Use this when: the pipeline will take a long time, or you do not want to stay logged in while it runs.

Run the script directly — it submits itself to the queue automatically:

bash scripts/run_batch.sh <run>

Slurm runs the job on one compute node when resources are available, and writes all output to log files under outputs/logs/. You can check on the job with squeue -u $USER and cancel it with scancel <jobid>.

Overriding defaults on the command line:

The queue, time limit, and node count can be set with flags. Anything else is passed through to ceci.

bash scripts/run_batch.sh <run> --qos debug --time 0:20:00   # quick test
bash scripts/run_batch.sh <run> --time 8:00:00               # longer time limit
bash scripts/run_batch.sh <run> --nodes 2                    # two nodes
Flag Default What it controls
--qos regular Queue — see the table above
--time 4:00:00 Wall-clock time limit (hours:minutes:seconds)
--nodes 1 Number of compute nodes

How parallelism works: the pipeline runner looks at the stage dependency graph and launches all stages whose inputs are ready at the same time, each as a separate process on its own CPU core. A single Perlmutter CPU node has 128 cores, so up to 128 independent stages can run simultaneously. For most pipelines — which have far fewer than 128 independent stages — one node is sufficient.

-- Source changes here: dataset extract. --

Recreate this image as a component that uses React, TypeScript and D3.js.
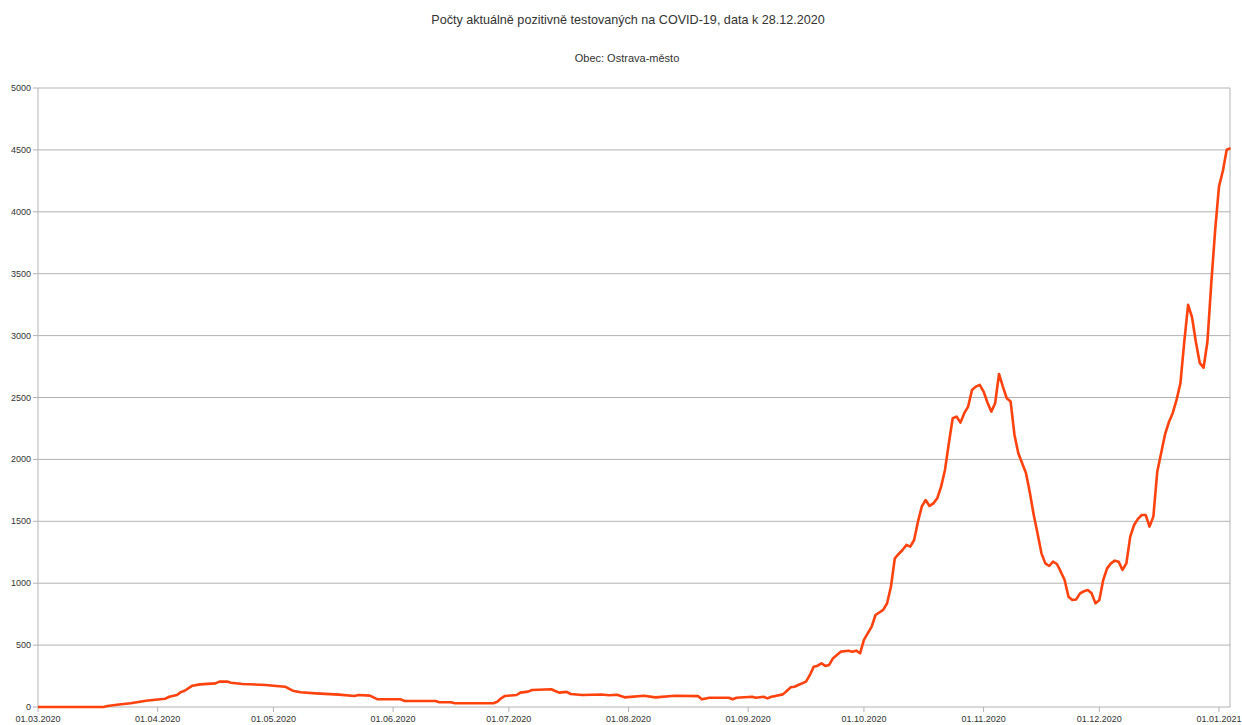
import React from "react";
import * as d3 from "d3";

const title = "Počty aktuálně pozitivně testovaných na COVID-19, data k 28.12.2020";
const subtitle = "Obec: Ostrava-město";

const dates = [
  "01.03.2020", "18.03.2020", "19.03.2020", "22.03.2020", "25.03.2020", "27.03.2020", "29.03.2020",
  "01.04.2020", "03.04.2020", "04.04.2020", "06.04.2020", "07.04.2020", "08.04.2020", "10.04.2020",
  "12.04.2020", "16.04.2020", "17.04.2020", "19.04.2020", "20.04.2020", "23.04.2020", "29.04.2020",
  "01.05.2020", "04.05.2020", "06.05.2020", "08.05.2020", "12.05.2020", "18.05.2020", "22.05.2020",
  "23.05.2020", "26.05.2020", "28.05.2020", "03.06.2020", "04.06.2020", "12.06.2020", "13.06.2020",
  "16.06.2020", "17.06.2020", "27.06.2020", "28.06.2020", "29.06.2020", "30.06.2020", "03.07.2020",
  "04.07.2020", "06.07.2020", "07.07.2020", "12.07.2020", "13.07.2020", "14.07.2020", "16.07.2020",
  "17.07.2020", "20.07.2020", "25.07.2020", "27.07.2020", "29.07.2020", "31.07.2020", "05.08.2020",
  "08.08.2020", "13.08.2020", "19.08.2020", "20.08.2020", "22.08.2020", "27.08.2020", "28.08.2020",
  "29.08.2020", "02.09.2020", "03.09.2020", "05.09.2020", "06.09.2020", "07.09.2020", "08.09.2020",
  "10.09.2020", "11.09.2020", "12.09.2020", "13.09.2020", "14.09.2020", "16.09.2020", "17.09.2020",
  "18.09.2020", "19.09.2020", "20.09.2020", "21.09.2020", "22.09.2020", "23.09.2020", "24.09.2020",
  "25.09.2020", "27.09.2020", "28.09.2020", "29.09.2020", "30.09.2020", "01.10.2020", "03.10.2020",
  "04.10.2020", "06.10.2020", "07.10.2020", "08.10.2020", "09.10.2020", "10.10.2020", "11.10.2020",
  "12.10.2020", "13.10.2020", "14.10.2020", "15.10.2020", "16.10.2020", "17.10.2020", "18.10.2020",
  "19.10.2020", "20.10.2020", "21.10.2020", "22.10.2020", "23.10.2020", "24.10.2020", "25.10.2020",
  "26.10.2020", "27.10.2020", "28.10.2020", "29.10.2020", "30.10.2020", "31.10.2020", "01.11.2020",
  "02.11.2020", "03.11.2020", "04.11.2020", "05.11.2020", "06.11.2020", "07.11.2020", "08.11.2020",
  "09.11.2020", "10.11.2020", "11.11.2020", "12.11.2020", "13.11.2020", "14.11.2020", "15.11.2020",
  "16.11.2020", "17.11.2020", "18.11.2020", "19.11.2020", "20.11.2020", "21.11.2020", "22.11.2020",
  "23.11.2020", "24.11.2020", "25.11.2020", "26.11.2020", "27.11.2020", "28.11.2020", "29.11.2020",
  "30.11.2020", "01.12.2020", "02.12.2020", "03.12.2020", "04.12.2020", "05.12.2020", "06.12.2020",
  "07.12.2020", "08.12.2020", "09.12.2020", "10.12.2020", "11.12.2020", "12.12.2020", "13.12.2020",
  "14.12.2020", "15.12.2020", "16.12.2020", "17.12.2020", "18.12.2020", "19.12.2020", "20.12.2020",
  "21.12.2020", "22.12.2020", "23.12.2020", "24.12.2020", "25.12.2020", "26.12.2020", "27.12.2020",
  "28.12.2020", "29.12.2020", "30.12.2020", "31.12.2020", "01.01.2021", "02.01.2021", "03.01.2021",
  "04.01.2021",
];

const positives = [
  0, 0, 8, 20, 30, 40, 50,
  60, 67, 83, 97, 120, 131, 172,
  183, 191, 205, 205, 196, 186, 178,
  172, 164, 132, 119, 110, 100, 89,
  97, 92, 62, 62, 48, 48, 38,
  38, 30, 30, 43, 70, 89, 97,
  116, 124, 137, 143, 129, 116, 122,
  105, 97, 101, 95, 99, 78, 91,
  78, 91, 88, 62, 75, 75, 62,
  75, 83, 75, 83, 70, 83, 88,
  102, 129, 159, 164, 178, 205, 259,
  326, 334, 353, 332, 340, 394, 420,
  447, 455, 447, 455, 434, 542, 649,
  743, 784, 838, 972, 1201, 1236, 1268,
  1309, 1295, 1349, 1497, 1620, 1672, 1624,
  1645, 1686, 1780, 1915, 2130, 2332, 2346,
  2297, 2373, 2427, 2560, 2588, 2602, 2548,
  2460, 2386, 2454, 2690, 2588, 2494, 2467,
  2200, 2050, 1969, 1888, 1730, 1550, 1400,
  1241, 1160, 1139, 1174, 1155, 1093, 1026,
  891, 864, 869, 918, 935, 945, 918,
  837, 864, 1026, 1120, 1160, 1182, 1174,
  1107, 1160, 1376, 1470, 1520, 1551, 1551,
  1457, 1540, 1900, 2050, 2200, 2300, 2373,
  2481, 2615, 2950, 3249, 3150, 2950, 2780,
  2740, 2950, 3424, 3850, 4205, 4330, 4501,
  4514,
];

const xTickLabels = [
  "01.03.2020", "01.04.2020", "01.05.2020", "01.06.2020", "01.07.2020", "01.08.2020",
  "01.09.2020", "01.10.2020", "01.11.2020", "01.12.2020", "01.01.2021",
];
const yTicks = [0, 500, 1000, 1500, 2000, 2500, 3000, 3500, 4000, 4500, 5000];

const W = 1242;
const H = 725;
const margin = { top: 88, right: 12, bottom: 18, left: 38 };
const font = "'Liberation Sans', Arial, sans-serif";

export default function App() {
  const parse = d3.timeParse("%d.%m.%Y");
  const data = dates.map((d, i) => ({ date: parse(d) as Date, value: positives[i] }));

  const x = d3
    .scaleTime()
    .domain([parse("01.03.2020") as Date, parse("01.01.2021") as Date])
    .range([margin.left, 1219]);
  const y = d3.scaleLinear().domain([0, 5000]).range([H - margin.bottom, margin.top]);

  const line = d3
    .line<{ date: Date; value: number }>()
    .x((d) => x(d.date))
    .y((d) => y(d.value));

  const right = W - margin.right;
  const bottom = y(0);

  return (
    <svg width={W} height={H} style={{ position: "absolute", left: 0, top: 0, background: "#fff" }}>
      <text x={W / 2 + 7} y={24} textAnchor="middle" fontFamily={font} fontSize={12.6} fill="#333">
        {title}
      </text>
      <text x={W / 2 + 6} y={62} textAnchor="middle" fontFamily={font} fontSize={11} fill="#333">
        {subtitle}
      </text>

      {yTicks.map((t) => (
        <g key={t}>
          <line x1={margin.left} x2={right} y1={y(t)} y2={y(t)} stroke="#b3b3b3" strokeWidth={1} />
          <line x1={margin.left - 5} x2={margin.left} y1={y(t)} y2={y(t)} stroke="#b3b3b3" />
          <text x={margin.left - 7} y={y(t) + 3} textAnchor="end" fontFamily={font} fontSize={9} fill="#333">
            {t}
          </text>
        </g>
      ))}

      <line x1={margin.left} x2={margin.left} y1={margin.top} y2={bottom} stroke="#b3b3b3" />
      <line x1={right} x2={right} y1={margin.top} y2={bottom} stroke="#b3b3b3" />

      {xTickLabels.map((l) => {
        const px = x(parse(l) as Date);
        return (
          <g key={l}>
            <line x1={px} x2={px} y1={bottom} y2={bottom + 5} stroke="#b3b3b3" />
            <text x={px} y={bottom + 15} textAnchor="middle" fontFamily={font} fontSize={9} fill="#333">
              {l}
            </text>
          </g>
        );
      })}

      <path d={line(data) ?? ""} fill="none" stroke="#ff420e" strokeWidth={2.6} strokeLinejoin="round" />
    </svg>
  );
}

Limitations: you cannot watch output live (check the log files instead); the job may wait in the queue before starting.


Utility scripts

create_pipeline_dag.py

Renders the pipeline stage dependency graph (DAG) as a PNG or Graphviz .dot file. Useful for visualizing which stages run in parallel and how data flows between them.

python scripts/create_pipeline_dag.py <run>
python scripts/create_pipeline_dag.py <run> results/<run>/dag.png
python scripts/create_pipeline_dag.py <run> results/<run>/dag.dot  # Graphviz source

generate_test_certificate.sh

Runs the full test suite (pytest) and prints a signed certificate confirming all tests passed. Run this before opening a pull request.

bash scripts/generate_test_certificate.sh

merge_configs.py

Merges a run config, one or more pipeline configs, and a site config into a single temporary YAML file for ceci. The run scripts call this automatically; you should not normally need to run it directly.